Quote all of the data exactly as given. Skip every picture it contains.

__Data lines__.
>>>>

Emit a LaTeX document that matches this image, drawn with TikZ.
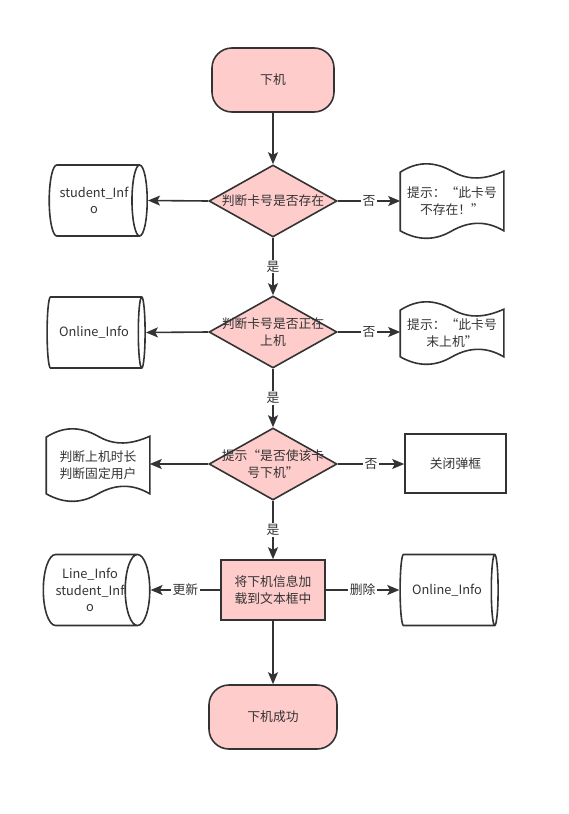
\documentclass[tikz,border=0pt]{standalone}
\usepackage{fontspec}
\setmainfont{Noto Sans CJK SC}
\usetikzlibrary{shapes.geometric,arrows.meta,calc}

\definecolor{rosa}{HTML}{FFCCCC}
\definecolor{borde}{HTML}{333333}

\tikzset{
  base/.style={draw=borde, line width=1.2pt, text=borde, align=center, inner sep=0pt,
    font=\fontsize{9.6}{12.5}\selectfont},
  terminal/.style={base, fill=rosa, rectangle, rounded corners=15pt, minimum height=48pt},
  decision/.style={base, fill=rosa, diamond, minimum width=96pt, minimum height=54pt},
  proceso/.style={base, fill=rosa, rectangle, minimum width=78pt, minimum height=45pt},
  caja/.style={base, rectangle, minimum width=75.75pt, minimum height=44.25pt},
  datos/.style={base, cylinder, shape aspect=0.56, minimum width=53.25pt, minimum height=73.5pt},
  cinta/.style={base, draw=none, rectangle, minimum width=76.5pt},
  texto/.style={text=borde, align=center, font=\fontsize{9.6}{12.5}\selectfont},
  flecha/.style={draw=borde, line width=1.2pt, -{Stealth[length=9pt,width=7.5pt,inset=2pt]}},
  etiqueta/.style={fill=white, text=borde, inner sep=1pt, font=\fontsize{9.6}{12}\selectfont}
}

% Borde ondulado de una cinta (ancho 102)
\newcommand\cinta[1]{%
  \draw[draw=borde, line width=1.2pt]
    ($(#1.north west)+(0,8)$)
      .. controls ($(#1.north west)+(17,-3)$) and ($(#1.north west)+(34,-3)$) .. ($(#1.north)+(0,7)$)
      .. controls ($(#1.north)+(17,17)$) and ($(#1.north)+(34,15)$) .. ($(#1.north east)+(0,7)$)
    -- ($(#1.south east)+(0,-7)$)
      .. controls ($(#1.south east)+(-17,-17)$) and ($(#1.south east)+(-34,-17)$) .. ($(#1.south)+(0,-7)$)
      .. controls ($(#1.south)+(-17,3)$) and ($(#1.south)+(-34,3)$) .. ($(#1.south west)+(0,-7)$)
    -- cycle;}

\begin{document}
\begin{tikzpicture}[x=0.75pt,y=-0.75pt]
\useasboundingbox (0,0) rectangle (568,814);

% Inicio
\node[terminal, minimum width=91.5pt] (inicio) at (273,80) {下机};

% Decisiones
\node[decision] (d1) at (273,201) {};
\node[texto] (d1t) at (d1) {判断卡号是否存在};
\node[decision] (d2) at (273,332) {};
\node[texto] (d2t) at (d2) {判断卡号是否正在\\上机};
\node[decision] (d3) at (273,464) {};
\node[texto] (d3t) at (d3) {提示“是否使该卡\\号下机”};

% Datos
\node[datos] (tabla1) at (94,200.5) {student\_Inf\\o};
\node[datos] (tabla2) at (94,332.5) {Online\_Info};
\node[datos, minimum height=70.5pt] (tabla3) at (90,590) {Line\_Info\\student\_Inf\\o};
\node[datos] (tabla4) at (447,590) {Online\_Info};

% Avisos
\node[cinta, minimum height=54pt] (aviso1) at (452,201) {提示：“此卡号\\不存在！”};
\node[cinta, minimum height=45pt] (aviso2) at (452,333) {提示：“此卡号\\末上机”};
\node[cinta, minimum height=52.5pt] (aviso3) at (98,465) {判断上机时长\\判断固定用户};
\cinta{aviso1}
\cinta{aviso2}
\cinta{aviso3}

\node[caja] (cerrar) at (455.5,463.5) {关闭弹框};
\node[proceso] (cargar) at (273,590) {将下机信息加\\载到文本框中};

% Fin
\node[terminal, minimum width=96pt] (fin) at (273,717) {下机成功};

% Flechas
\draw[flecha] (inicio) -- (d1);
\draw[flecha] (d1.west) -- (tabla1.east);
\draw[flecha] (d1.east) -- node[etiqueta] {否} (aviso1.west);
\draw[flecha] (d1.south) -- node[etiqueta] {是} (d2.north);
\draw[flecha] (d2.west) -- (tabla2.east);
\draw[flecha] (d2.east) -- node[etiqueta] {否} (aviso2.west |- d2.east);
\draw[flecha] (d2.south) -- node[etiqueta] {是} (d3.north);
\draw[flecha] (d3.west) -- (aviso3.east |- d3.west);
\draw[flecha] (d3.east) -- node[etiqueta] {否} (cerrar.west |- d3.east);
\draw[flecha] (d3.south) -- node[etiqueta] {是} (cargar.north);
\draw[flecha] (cargar.west) -- node[etiqueta] {更新} (tabla3.east);
\draw[flecha] (cargar.east) -- node[etiqueta] {删除} (tabla4.west);
\draw[flecha] (cargar) -- (fin);
\end{tikzpicture}
\end{document}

<<<<

__Written solution__.
Emit a LaTeX document that matches this image, drawn with TikZ.
\documentclass[tikz,border=0pt]{standalone}
\usepackage{fontspec}
\setmainfont{Noto Sans CJK SC}
\usetikzlibrary{shapes.geometric,arrows.meta,calc}

\definecolor{rosa}{HTML}{FFCCCC}
\definecolor{borde}{HTML}{333333}

\tikzset{
  base/.style={draw=borde, line width=1.2pt, text=borde, align=center, inner sep=0pt,
    font=\fontsize{9.6}{12.5}\selectfont},
  terminal/.style={base, fill=rosa, rectangle, rounded corners=15pt, minimum height=48pt},
  decision/.style={base, fill=rosa, diamond, minimum width=96pt, minimum height=54pt},
  proceso/.style={base, fill=rosa, rectangle, minimum width=78pt, minimum height=45pt},
  caja/.style={base, rectangle, minimum width=75.75pt, minimum height=44.25pt},
  datos/.style={base, cylinder, shape aspect=0.56, minimum width=53.25pt, minimum height=73.5pt},
  cinta/.style={base, draw=none, rectangle, minimum width=76.5pt},
  texto/.style={text=borde, align=center, font=\fontsize{9.6}{12.5}\selectfont},
  flecha/.style={draw=borde, line width=1.2pt, -{Stealth[length=9pt,width=7.5pt,inset=2pt]}},
  etiqueta/.style={fill=white, text=borde, inner sep=1pt, font=\fontsize{9.6}{12}\selectfont}
}

% Borde ondulado de una cinta (ancho 102)
\newcommand\cinta[1]{%
  \draw[draw=borde, line width=1.2pt]
    ($(#1.north west)+(0,8)$)
      .. controls ($(#1.north west)+(17,-3)$) and ($(#1.north west)+(34,-3)$) .. ($(#1.north)+(0,7)$)
      .. controls ($(#1.north)+(17,17)$) and ($(#1.north)+(34,15)$) .. ($(#1.north east)+(0,7)$)
    -- ($(#1.south east)+(0,-7)$)
      .. controls ($(#1.south east)+(-17,-17)$) and ($(#1.south east)+(-34,-17)$) .. ($(#1.south)+(0,-7)$)
      .. controls ($(#1.south)+(-17,3)$) and ($(#1.south)+(-34,3)$) .. ($(#1.south west)+(0,-7)$)
    -- cycle;}

\begin{document}
\begin{tikzpicture}[x=0.75pt,y=-0.75pt]
\useasboundingbox (0,0) rectangle (568,814);

% Inicio
\node[terminal, minimum width=91.5pt] (inicio) at (273,80) {下机};

% Decisiones
\node[decision] (d1) at (273,201) {};
\node[texto] (d1t) at (d1) {判断卡号是否存在};
\node[decision] (d2) at (273,332) {};
\node[texto] (d2t) at (d2) {判断卡号是否正在\\上机};
\node[decision] (d3) at (273,464) {};
\node[texto] (d3t) at (d3) {提示“是否使该卡\\号下机”};

% Datos
\node[datos] (tabla1) at (94,200.5) {student\_Inf\\o};
\node[datos] (tabla2) at (94,332.5) {Online\_Info};
\node[datos, minimum height=70.5pt] (tabla3) at (90,590) {Line\_Info\\student\_Inf\\o};
\node[datos] (tabla4) at (447,590) {Online\_Info};

% Avisos
\node[cinta, minimum height=54pt] (aviso1) at (452,201) {提示：“此卡号\\不存在！”};
\node[cinta, minimum height=45pt] (aviso2) at (452,333) {提示：“此卡号\\末上机”};
\node[cinta, minimum height=52.5pt] (aviso3) at (98,465) {判断上机时长\\判断固定用户};
\cinta{aviso1}
\cinta{aviso2}
\cinta{aviso3}

\node[caja] (cerrar) at (455.5,463.5) {关闭弹框};
\node[proceso] (cargar) at (273,590) {将下机信息加\\载到文本框中};

% Fin
\node[terminal, minimum width=96pt] (fin) at (273,717) {下机成功};

% Flechas
\draw[flecha] (inicio) -- (d1);
\draw[flecha] (d1.west) -- (tabla1.east);
\draw[flecha] (d1.east) -- node[etiqueta] {否} (aviso1.west);
\draw[flecha] (d1.south) -- node[etiqueta] {是} (d2.north);
\draw[flecha] (d2.west) -- (tabla2.east);
\draw[flecha] (d2.east) -- node[etiqueta] {否} (aviso2.west |- d2.east);
\draw[flecha] (d2.south) -- node[etiqueta] {是} (d3.north);
\draw[flecha] (d3.west) -- (aviso3.east |- d3.west);
\draw[flecha] (d3.east) -- node[etiqueta] {否} (cerrar.west |- d3.east);
\draw[flecha] (d3.south) -- node[etiqueta] {是} (cargar.north);
\draw[flecha] (cargar.west) -- node[etiqueta] {更新} (tabla3.east);
\draw[flecha] (cargar.east) -- node[etiqueta] {删除} (tabla4.west);
\draw[flecha] (cargar) -- (fin);
\end{tikzpicture}
\end{document}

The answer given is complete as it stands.